WHAT IS ASKED:
Return the material word for word. Do not include the pictures.

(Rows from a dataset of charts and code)

────────

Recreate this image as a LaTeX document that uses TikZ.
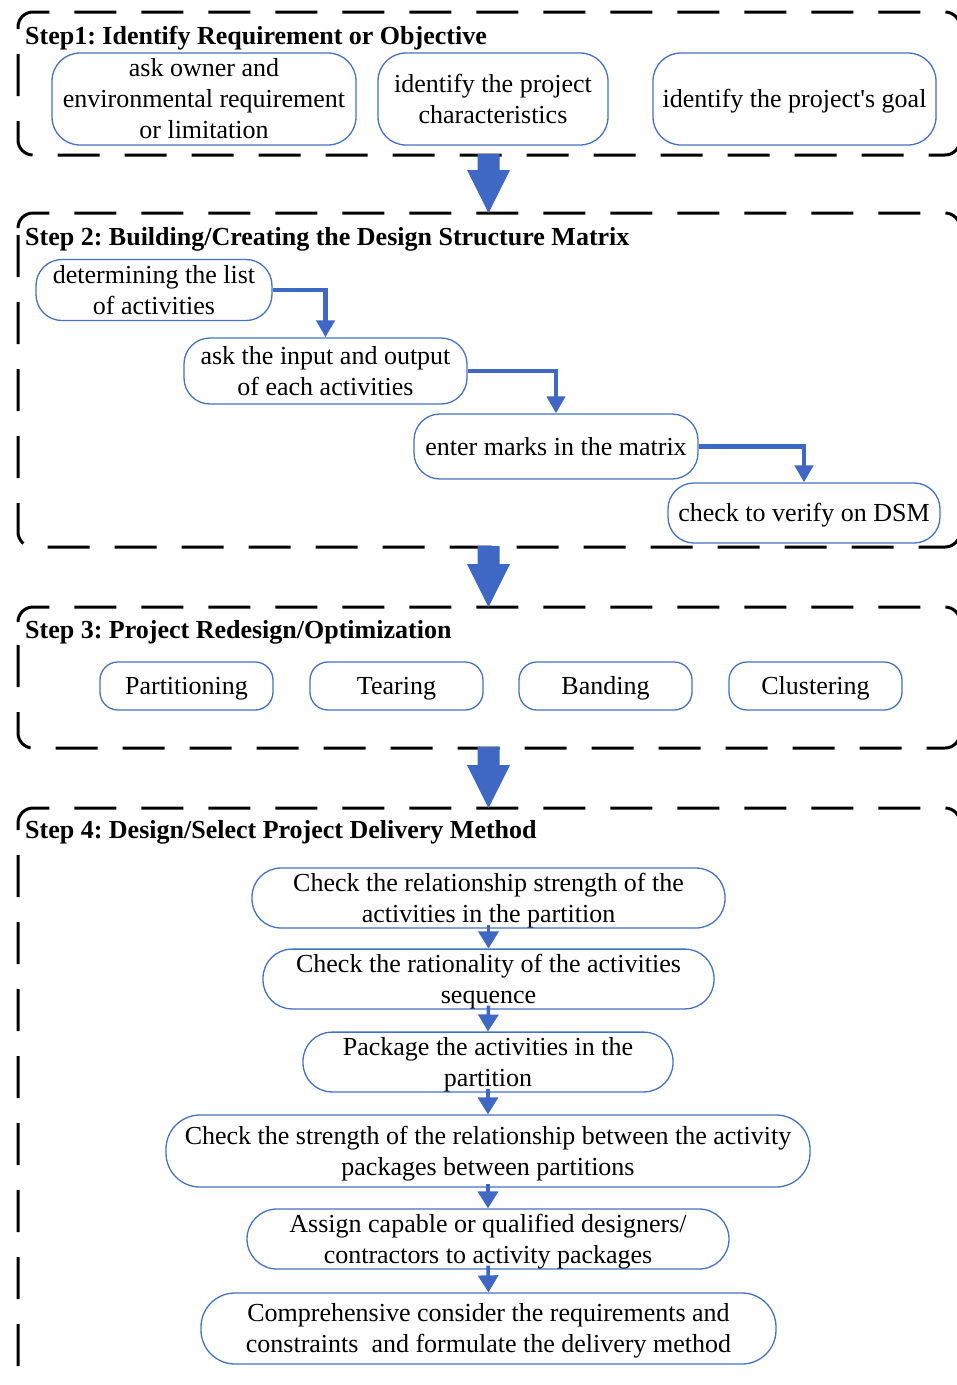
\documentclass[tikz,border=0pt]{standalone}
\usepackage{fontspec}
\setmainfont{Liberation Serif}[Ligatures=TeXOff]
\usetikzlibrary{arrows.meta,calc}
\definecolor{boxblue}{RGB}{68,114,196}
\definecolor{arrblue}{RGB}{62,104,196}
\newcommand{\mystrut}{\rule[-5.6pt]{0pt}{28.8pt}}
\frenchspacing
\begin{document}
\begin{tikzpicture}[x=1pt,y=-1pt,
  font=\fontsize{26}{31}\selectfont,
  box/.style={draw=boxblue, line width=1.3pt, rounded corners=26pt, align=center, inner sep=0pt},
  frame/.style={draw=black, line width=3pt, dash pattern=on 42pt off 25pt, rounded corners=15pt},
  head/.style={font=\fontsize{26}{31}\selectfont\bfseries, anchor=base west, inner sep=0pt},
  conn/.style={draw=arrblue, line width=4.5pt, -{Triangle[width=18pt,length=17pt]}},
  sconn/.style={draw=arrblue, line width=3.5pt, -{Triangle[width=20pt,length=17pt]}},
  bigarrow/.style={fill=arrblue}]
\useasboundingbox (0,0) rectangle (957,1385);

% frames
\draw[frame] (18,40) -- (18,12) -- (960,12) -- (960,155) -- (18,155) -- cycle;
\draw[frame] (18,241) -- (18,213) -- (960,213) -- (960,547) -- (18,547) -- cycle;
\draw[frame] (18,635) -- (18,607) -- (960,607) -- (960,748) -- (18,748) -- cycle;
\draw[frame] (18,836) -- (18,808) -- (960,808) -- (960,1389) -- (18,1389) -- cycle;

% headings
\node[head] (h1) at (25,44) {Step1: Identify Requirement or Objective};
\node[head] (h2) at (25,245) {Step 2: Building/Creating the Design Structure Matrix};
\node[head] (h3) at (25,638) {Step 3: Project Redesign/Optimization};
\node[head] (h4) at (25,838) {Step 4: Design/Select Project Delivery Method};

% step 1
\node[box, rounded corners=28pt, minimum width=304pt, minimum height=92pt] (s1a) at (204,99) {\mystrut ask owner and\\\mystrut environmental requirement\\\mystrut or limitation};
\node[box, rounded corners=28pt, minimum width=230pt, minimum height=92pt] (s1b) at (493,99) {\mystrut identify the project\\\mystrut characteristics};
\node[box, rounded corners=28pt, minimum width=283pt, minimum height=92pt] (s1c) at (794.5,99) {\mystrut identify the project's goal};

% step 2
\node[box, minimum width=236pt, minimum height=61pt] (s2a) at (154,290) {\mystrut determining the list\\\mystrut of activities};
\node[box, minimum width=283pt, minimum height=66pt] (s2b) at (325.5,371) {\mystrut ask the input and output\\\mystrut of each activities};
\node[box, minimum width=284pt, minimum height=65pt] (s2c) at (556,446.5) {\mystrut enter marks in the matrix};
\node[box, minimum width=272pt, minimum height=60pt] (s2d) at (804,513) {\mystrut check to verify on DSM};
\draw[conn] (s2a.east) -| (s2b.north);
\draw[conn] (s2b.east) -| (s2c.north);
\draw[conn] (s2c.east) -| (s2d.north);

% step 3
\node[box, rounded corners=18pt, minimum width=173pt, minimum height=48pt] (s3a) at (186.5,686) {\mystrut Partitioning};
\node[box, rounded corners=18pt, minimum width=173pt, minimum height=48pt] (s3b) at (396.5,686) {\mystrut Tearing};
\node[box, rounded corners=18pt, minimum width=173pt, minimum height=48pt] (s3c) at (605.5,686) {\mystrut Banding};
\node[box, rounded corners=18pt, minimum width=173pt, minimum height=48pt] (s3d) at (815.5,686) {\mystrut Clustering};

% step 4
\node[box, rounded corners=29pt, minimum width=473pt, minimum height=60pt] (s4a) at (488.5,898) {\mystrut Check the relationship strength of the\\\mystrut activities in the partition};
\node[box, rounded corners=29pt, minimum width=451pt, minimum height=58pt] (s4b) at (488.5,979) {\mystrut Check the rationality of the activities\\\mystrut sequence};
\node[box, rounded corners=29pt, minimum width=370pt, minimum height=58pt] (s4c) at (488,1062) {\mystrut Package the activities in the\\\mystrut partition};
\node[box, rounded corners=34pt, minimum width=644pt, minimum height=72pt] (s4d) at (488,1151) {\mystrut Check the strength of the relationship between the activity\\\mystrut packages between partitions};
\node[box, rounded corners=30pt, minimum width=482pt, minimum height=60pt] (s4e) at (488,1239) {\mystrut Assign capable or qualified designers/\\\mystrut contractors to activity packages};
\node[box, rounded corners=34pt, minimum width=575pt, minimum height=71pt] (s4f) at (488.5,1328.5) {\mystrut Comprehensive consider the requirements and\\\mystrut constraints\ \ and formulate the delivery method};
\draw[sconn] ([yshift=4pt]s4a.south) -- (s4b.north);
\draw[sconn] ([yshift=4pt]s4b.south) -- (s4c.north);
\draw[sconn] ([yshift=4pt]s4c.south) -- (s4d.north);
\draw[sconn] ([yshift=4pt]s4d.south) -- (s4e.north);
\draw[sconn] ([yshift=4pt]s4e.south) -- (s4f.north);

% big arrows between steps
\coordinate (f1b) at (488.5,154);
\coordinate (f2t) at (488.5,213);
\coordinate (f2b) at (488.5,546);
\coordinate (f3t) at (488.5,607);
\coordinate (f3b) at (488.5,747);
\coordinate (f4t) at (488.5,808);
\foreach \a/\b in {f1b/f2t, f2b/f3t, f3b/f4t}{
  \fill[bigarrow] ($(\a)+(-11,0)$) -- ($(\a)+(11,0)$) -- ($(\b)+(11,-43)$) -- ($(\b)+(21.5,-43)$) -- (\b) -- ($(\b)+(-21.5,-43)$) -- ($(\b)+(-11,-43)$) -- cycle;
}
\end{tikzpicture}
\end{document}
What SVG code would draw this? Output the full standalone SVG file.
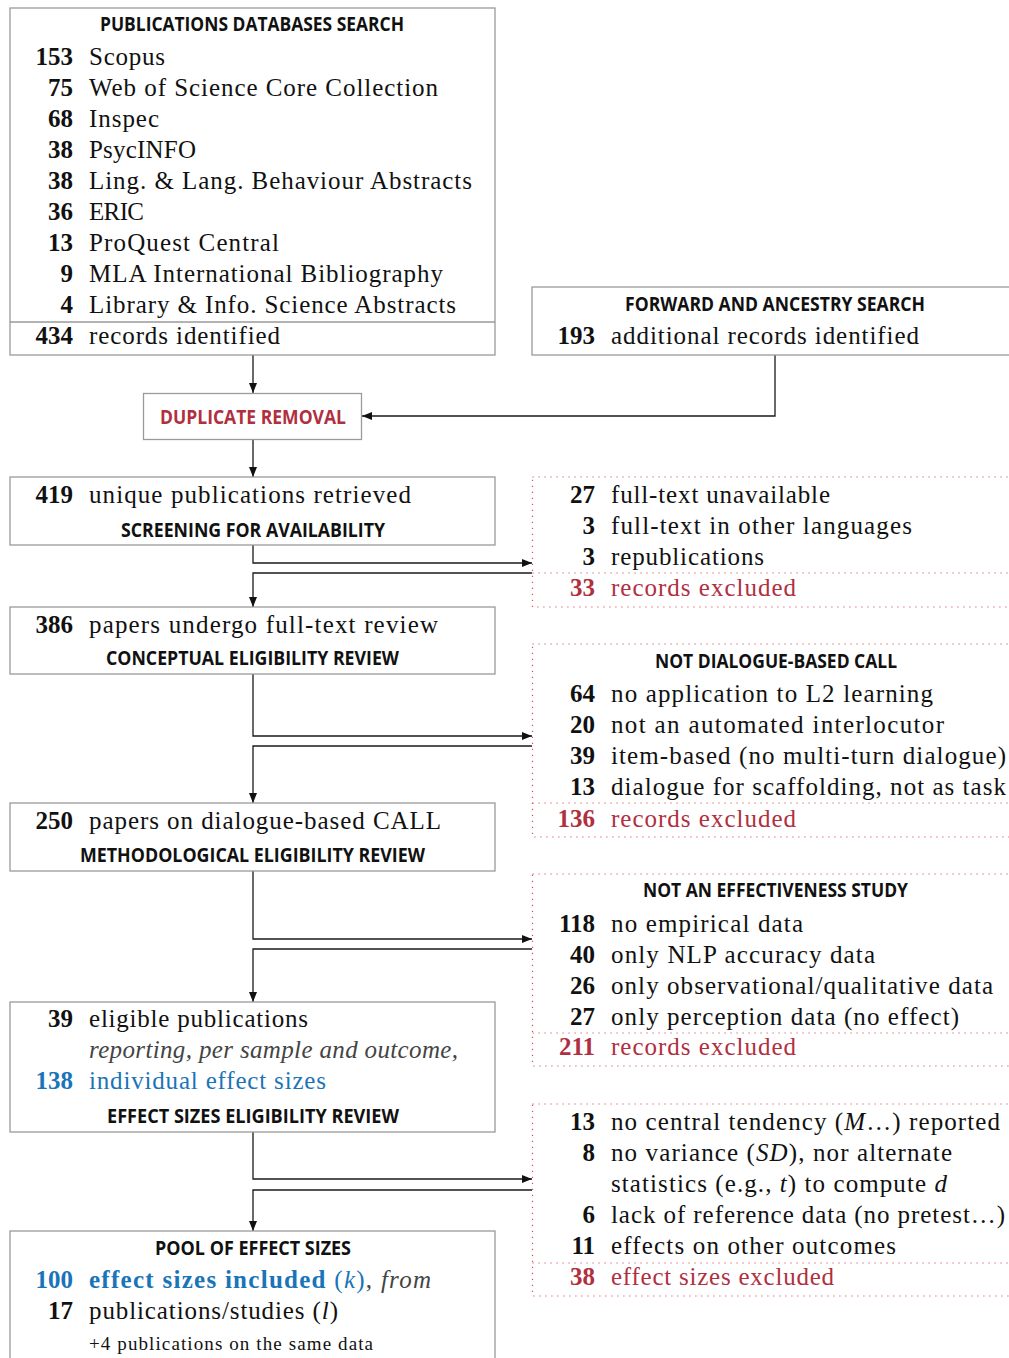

────────

EXPECTED ANSWER:
Recreate this image as a LaTeX document that uses TikZ.
\documentclass[tikz,border=0pt]{standalone}
\usepackage{fontspec}
\setmainfont{Liberation Serif}[Ligatures=TeXOff]
\usetikzlibrary{arrows.meta,calc}
\definecolor{boxblue}{RGB}{68,114,196}
\definecolor{arrblue}{RGB}{62,104,196}
\newcommand{\mystrut}{\rule[-5.6pt]{0pt}{28.8pt}}
\frenchspacing
\begin{document}
\begin{tikzpicture}[x=1pt,y=-1pt,
  font=\fontsize{26}{31}\selectfont,
  box/.style={draw=boxblue, line width=1.3pt, rounded corners=26pt, align=center, inner sep=0pt},
  frame/.style={draw=black, line width=3pt, dash pattern=on 42pt off 25pt, rounded corners=15pt},
  head/.style={font=\fontsize{26}{31}\selectfont\bfseries, anchor=base west, inner sep=0pt},
  conn/.style={draw=arrblue, line width=4.5pt, -{Triangle[width=18pt,length=17pt]}},
  sconn/.style={draw=arrblue, line width=3.5pt, -{Triangle[width=20pt,length=17pt]}},
  bigarrow/.style={fill=arrblue}]
\useasboundingbox (0,0) rectangle (957,1385);

% frames
\draw[frame] (18,40) -- (18,12) -- (960,12) -- (960,155) -- (18,155) -- cycle;
\draw[frame] (18,241) -- (18,213) -- (960,213) -- (960,547) -- (18,547) -- cycle;
\draw[frame] (18,635) -- (18,607) -- (960,607) -- (960,748) -- (18,748) -- cycle;
\draw[frame] (18,836) -- (18,808) -- (960,808) -- (960,1389) -- (18,1389) -- cycle;

% headings
\node[head] (h1) at (25,44) {Step1: Identify Requirement or Objective};
\node[head] (h2) at (25,245) {Step 2: Building/Creating the Design Structure Matrix};
\node[head] (h3) at (25,638) {Step 3: Project Redesign/Optimization};
\node[head] (h4) at (25,838) {Step 4: Design/Select Project Delivery Method};

% step 1
\node[box, rounded corners=28pt, minimum width=304pt, minimum height=92pt] (s1a) at (204,99) {\mystrut ask owner and\\\mystrut environmental requirement\\\mystrut or limitation};
\node[box, rounded corners=28pt, minimum width=230pt, minimum height=92pt] (s1b) at (493,99) {\mystrut identify the project\\\mystrut characteristics};
\node[box, rounded corners=28pt, minimum width=283pt, minimum height=92pt] (s1c) at (794.5,99) {\mystrut identify the project's goal};

% step 2
\node[box, minimum width=236pt, minimum height=61pt] (s2a) at (154,290) {\mystrut determining the list\\\mystrut of activities};
\node[box, minimum width=283pt, minimum height=66pt] (s2b) at (325.5,371) {\mystrut ask the input and output\\\mystrut of each activities};
\node[box, minimum width=284pt, minimum height=65pt] (s2c) at (556,446.5) {\mystrut enter marks in the matrix};
\node[box, minimum width=272pt, minimum height=60pt] (s2d) at (804,513) {\mystrut check to verify on DSM};
\draw[conn] (s2a.east) -| (s2b.north);
\draw[conn] (s2b.east) -| (s2c.north);
\draw[conn] (s2c.east) -| (s2d.north);

% step 3
\node[box, rounded corners=18pt, minimum width=173pt, minimum height=48pt] (s3a) at (186.5,686) {\mystrut Partitioning};
\node[box, rounded corners=18pt, minimum width=173pt, minimum height=48pt] (s3b) at (396.5,686) {\mystrut Tearing};
\node[box, rounded corners=18pt, minimum width=173pt, minimum height=48pt] (s3c) at (605.5,686) {\mystrut Banding};
\node[box, rounded corners=18pt, minimum width=173pt, minimum height=48pt] (s3d) at (815.5,686) {\mystrut Clustering};

% step 4
\node[box, rounded corners=29pt, minimum width=473pt, minimum height=60pt] (s4a) at (488.5,898) {\mystrut Check the relationship strength of the\\\mystrut activities in the partition};
\node[box, rounded corners=29pt, minimum width=451pt, minimum height=58pt] (s4b) at (488.5,979) {\mystrut Check the rationality of the activities\\\mystrut sequence};
\node[box, rounded corners=29pt, minimum width=370pt, minimum height=58pt] (s4c) at (488,1062) {\mystrut Package the activities in the\\\mystrut partition};
\node[box, rounded corners=34pt, minimum width=644pt, minimum height=72pt] (s4d) at (488,1151) {\mystrut Check the strength of the relationship between the activity\\\mystrut packages between partitions};
\node[box, rounded corners=30pt, minimum width=482pt, minimum height=60pt] (s4e) at (488,1239) {\mystrut Assign capable or qualified designers/\\\mystrut contractors to activity packages};
\node[box, rounded corners=34pt, minimum width=575pt, minimum height=71pt] (s4f) at (488.5,1328.5) {\mystrut Comprehensive consider the requirements and\\\mystrut constraints\ \ and formulate the delivery method};
\draw[sconn] ([yshift=4pt]s4a.south) -- (s4b.north);
\draw[sconn] ([yshift=4pt]s4b.south) -- (s4c.north);
\draw[sconn] ([yshift=4pt]s4c.south) -- (s4d.north);
\draw[sconn] ([yshift=4pt]s4d.south) -- (s4e.north);
\draw[sconn] ([yshift=4pt]s4e.south) -- (s4f.north);

% big arrows between steps
\coordinate (f1b) at (488.5,154);
\coordinate (f2t) at (488.5,213);
\coordinate (f2b) at (488.5,546);
\coordinate (f3t) at (488.5,607);
\coordinate (f3b) at (488.5,747);
\coordinate (f4t) at (488.5,808);
\foreach \a/\b in {f1b/f2t, f2b/f3t, f3b/f4t}{
  \fill[bigarrow] ($(\a)+(-11,0)$) -- ($(\a)+(11,0)$) -- ($(\b)+(11,-43)$) -- ($(\b)+(21.5,-43)$) -- (\b) -- ($(\b)+(-21.5,-43)$) -- ($(\b)+(-11,-43)$) -- cycle;
}
\end{tikzpicture}
\end{document}
What SVG code would draw this? Output the full standalone SVG file.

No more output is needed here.